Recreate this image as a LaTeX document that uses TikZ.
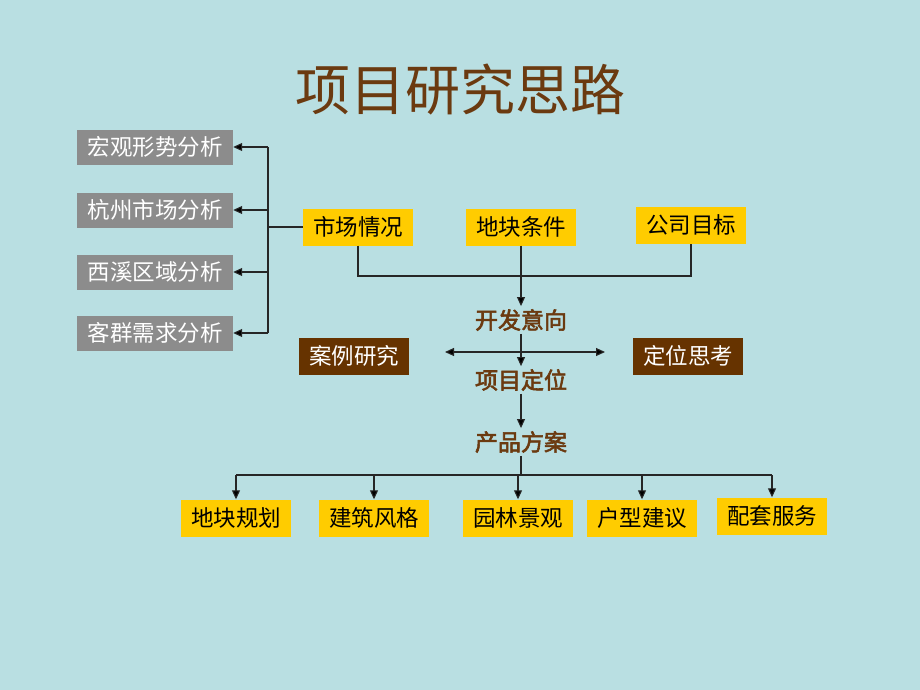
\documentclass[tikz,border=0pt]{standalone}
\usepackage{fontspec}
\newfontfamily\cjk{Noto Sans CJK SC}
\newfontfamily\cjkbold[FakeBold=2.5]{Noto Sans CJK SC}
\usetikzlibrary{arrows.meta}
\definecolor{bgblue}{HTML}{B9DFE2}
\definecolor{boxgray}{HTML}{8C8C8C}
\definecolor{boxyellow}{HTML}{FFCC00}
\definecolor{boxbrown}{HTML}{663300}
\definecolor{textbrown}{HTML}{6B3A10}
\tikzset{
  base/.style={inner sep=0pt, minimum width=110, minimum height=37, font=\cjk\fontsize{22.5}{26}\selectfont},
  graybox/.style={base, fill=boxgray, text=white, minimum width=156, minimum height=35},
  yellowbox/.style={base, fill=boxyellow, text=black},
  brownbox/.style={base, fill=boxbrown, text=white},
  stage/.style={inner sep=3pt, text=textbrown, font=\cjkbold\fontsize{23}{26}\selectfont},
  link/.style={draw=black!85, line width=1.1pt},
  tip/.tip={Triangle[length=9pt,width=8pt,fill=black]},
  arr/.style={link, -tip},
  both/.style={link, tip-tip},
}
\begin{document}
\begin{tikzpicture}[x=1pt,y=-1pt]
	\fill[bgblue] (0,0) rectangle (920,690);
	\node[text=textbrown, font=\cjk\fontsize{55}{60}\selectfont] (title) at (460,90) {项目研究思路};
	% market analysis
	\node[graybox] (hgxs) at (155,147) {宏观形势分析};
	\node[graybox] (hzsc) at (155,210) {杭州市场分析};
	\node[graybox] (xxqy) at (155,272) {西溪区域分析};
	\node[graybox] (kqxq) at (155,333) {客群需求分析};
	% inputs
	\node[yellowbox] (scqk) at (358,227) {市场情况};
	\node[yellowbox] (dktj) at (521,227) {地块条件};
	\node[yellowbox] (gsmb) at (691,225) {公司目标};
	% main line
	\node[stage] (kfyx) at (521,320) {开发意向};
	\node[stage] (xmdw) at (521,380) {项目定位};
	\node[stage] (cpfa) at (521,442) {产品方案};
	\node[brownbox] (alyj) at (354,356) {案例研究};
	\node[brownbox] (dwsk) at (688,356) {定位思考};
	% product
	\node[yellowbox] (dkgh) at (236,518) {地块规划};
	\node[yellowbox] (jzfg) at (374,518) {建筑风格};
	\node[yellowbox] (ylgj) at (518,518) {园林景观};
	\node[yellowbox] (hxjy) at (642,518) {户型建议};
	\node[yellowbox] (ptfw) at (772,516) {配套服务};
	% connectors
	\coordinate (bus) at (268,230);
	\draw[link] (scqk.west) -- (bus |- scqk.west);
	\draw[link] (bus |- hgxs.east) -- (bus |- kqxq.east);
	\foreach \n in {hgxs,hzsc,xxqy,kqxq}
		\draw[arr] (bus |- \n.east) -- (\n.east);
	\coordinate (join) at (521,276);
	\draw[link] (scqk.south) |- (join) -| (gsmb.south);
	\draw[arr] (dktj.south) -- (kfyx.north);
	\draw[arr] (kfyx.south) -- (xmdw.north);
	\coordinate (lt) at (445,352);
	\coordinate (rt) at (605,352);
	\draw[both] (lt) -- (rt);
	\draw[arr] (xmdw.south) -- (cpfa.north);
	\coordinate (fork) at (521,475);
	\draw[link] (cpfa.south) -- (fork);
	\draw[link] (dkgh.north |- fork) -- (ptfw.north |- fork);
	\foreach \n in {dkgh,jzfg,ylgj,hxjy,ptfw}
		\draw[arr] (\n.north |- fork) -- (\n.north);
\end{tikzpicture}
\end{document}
---
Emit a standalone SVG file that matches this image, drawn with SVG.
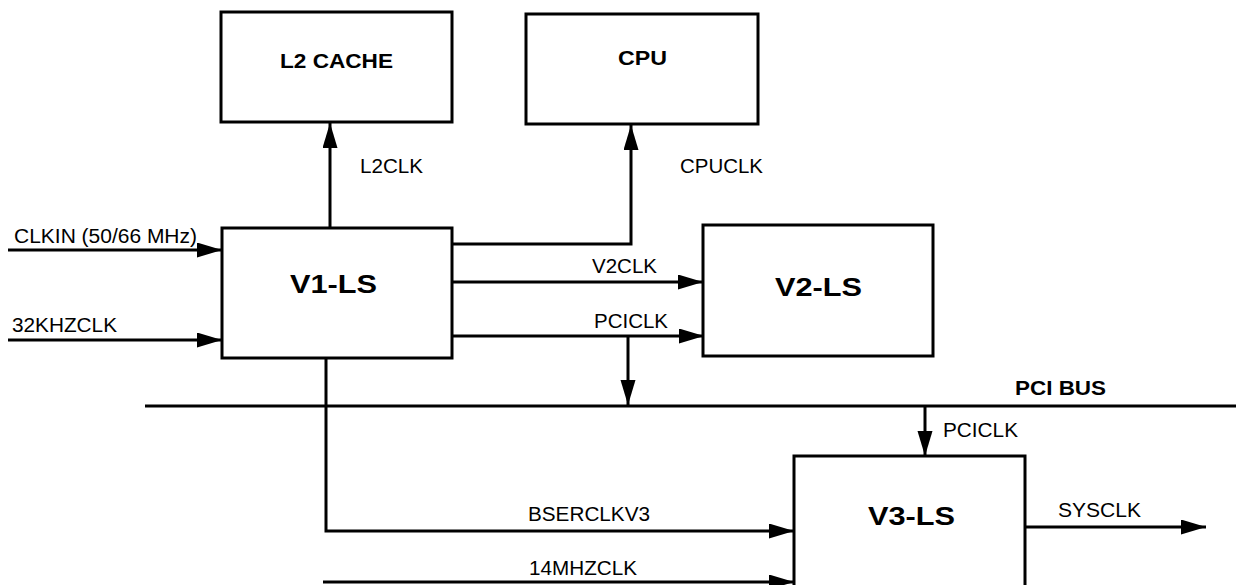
---
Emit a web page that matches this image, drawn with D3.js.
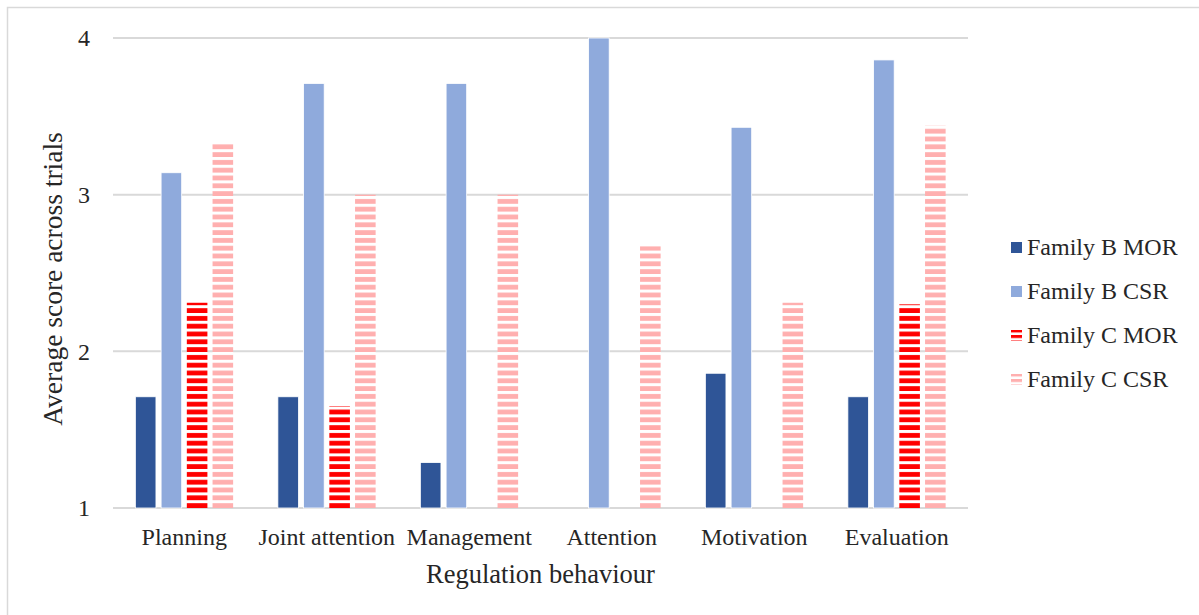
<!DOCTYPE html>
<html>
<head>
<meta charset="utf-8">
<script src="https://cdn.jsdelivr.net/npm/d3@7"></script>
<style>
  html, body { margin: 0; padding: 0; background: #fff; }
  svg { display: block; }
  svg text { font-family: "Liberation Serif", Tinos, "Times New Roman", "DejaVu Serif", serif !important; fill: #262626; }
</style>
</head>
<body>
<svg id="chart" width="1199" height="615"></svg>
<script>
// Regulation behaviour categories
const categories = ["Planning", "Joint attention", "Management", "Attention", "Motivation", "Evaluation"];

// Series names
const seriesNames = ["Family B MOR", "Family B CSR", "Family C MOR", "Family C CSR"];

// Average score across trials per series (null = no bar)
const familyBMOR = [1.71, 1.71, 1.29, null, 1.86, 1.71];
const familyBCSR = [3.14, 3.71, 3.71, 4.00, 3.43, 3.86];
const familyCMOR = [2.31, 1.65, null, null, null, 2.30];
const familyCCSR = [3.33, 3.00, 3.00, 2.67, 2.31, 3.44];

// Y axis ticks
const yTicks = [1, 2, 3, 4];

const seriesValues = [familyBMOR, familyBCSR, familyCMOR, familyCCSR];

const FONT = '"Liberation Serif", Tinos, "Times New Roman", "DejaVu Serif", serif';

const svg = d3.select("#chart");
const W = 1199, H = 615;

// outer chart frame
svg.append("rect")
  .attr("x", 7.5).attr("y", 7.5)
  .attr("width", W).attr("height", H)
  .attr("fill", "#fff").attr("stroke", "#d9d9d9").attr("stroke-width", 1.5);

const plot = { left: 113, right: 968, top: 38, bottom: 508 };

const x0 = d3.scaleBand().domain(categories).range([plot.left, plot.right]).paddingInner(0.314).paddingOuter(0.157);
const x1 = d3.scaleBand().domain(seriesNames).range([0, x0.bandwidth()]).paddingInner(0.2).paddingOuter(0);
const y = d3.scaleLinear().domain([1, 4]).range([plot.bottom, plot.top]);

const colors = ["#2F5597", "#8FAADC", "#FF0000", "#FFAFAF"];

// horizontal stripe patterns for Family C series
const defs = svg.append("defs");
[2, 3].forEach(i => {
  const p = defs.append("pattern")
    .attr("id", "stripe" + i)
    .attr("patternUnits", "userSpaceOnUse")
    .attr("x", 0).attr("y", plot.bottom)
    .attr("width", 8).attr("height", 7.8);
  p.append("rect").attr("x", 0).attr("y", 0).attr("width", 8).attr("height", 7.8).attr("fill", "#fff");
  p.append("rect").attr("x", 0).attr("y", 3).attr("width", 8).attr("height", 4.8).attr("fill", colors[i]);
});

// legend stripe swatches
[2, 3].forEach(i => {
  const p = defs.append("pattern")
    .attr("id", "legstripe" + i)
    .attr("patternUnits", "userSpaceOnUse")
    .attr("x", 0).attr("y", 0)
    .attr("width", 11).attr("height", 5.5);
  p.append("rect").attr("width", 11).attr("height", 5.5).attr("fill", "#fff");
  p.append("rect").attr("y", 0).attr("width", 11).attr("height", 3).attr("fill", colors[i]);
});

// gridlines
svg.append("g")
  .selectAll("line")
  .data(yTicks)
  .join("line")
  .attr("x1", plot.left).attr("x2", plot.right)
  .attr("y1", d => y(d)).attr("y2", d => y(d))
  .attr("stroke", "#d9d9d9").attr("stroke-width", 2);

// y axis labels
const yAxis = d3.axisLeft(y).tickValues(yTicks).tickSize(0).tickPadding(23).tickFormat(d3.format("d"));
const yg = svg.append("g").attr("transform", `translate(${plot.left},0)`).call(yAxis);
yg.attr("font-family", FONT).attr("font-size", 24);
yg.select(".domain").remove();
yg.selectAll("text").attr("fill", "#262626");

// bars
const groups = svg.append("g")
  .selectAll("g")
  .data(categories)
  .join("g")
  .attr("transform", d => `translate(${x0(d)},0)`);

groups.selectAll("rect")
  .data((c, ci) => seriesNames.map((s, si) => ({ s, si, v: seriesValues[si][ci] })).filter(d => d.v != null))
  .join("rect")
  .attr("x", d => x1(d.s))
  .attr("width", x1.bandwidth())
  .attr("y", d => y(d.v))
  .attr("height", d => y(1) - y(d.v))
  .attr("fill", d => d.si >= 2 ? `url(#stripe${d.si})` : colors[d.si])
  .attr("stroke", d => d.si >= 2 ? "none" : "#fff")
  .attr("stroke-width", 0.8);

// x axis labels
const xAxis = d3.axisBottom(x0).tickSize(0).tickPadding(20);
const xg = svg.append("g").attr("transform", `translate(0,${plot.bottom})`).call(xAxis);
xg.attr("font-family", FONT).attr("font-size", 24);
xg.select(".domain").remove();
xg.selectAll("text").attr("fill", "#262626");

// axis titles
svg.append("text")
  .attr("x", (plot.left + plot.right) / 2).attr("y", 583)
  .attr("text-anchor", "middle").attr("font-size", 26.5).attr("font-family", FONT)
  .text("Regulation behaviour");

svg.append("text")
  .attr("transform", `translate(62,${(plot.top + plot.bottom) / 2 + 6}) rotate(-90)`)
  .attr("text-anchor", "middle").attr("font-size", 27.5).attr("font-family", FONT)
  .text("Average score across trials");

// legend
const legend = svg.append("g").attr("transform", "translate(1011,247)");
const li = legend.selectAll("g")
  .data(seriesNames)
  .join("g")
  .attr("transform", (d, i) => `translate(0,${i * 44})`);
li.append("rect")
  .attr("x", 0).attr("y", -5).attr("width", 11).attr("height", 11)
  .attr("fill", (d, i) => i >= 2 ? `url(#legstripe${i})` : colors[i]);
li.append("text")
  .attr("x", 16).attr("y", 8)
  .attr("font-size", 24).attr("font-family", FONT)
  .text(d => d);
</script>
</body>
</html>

§ **DIRECTION**
All lines above with "standalone" in them should be returned.

§ **EXPECTED OUTPUT**
\documentclass[tikz,border=0pt]{standalone}
Emit a standalone SVG file that matches this image, drawn with SVG.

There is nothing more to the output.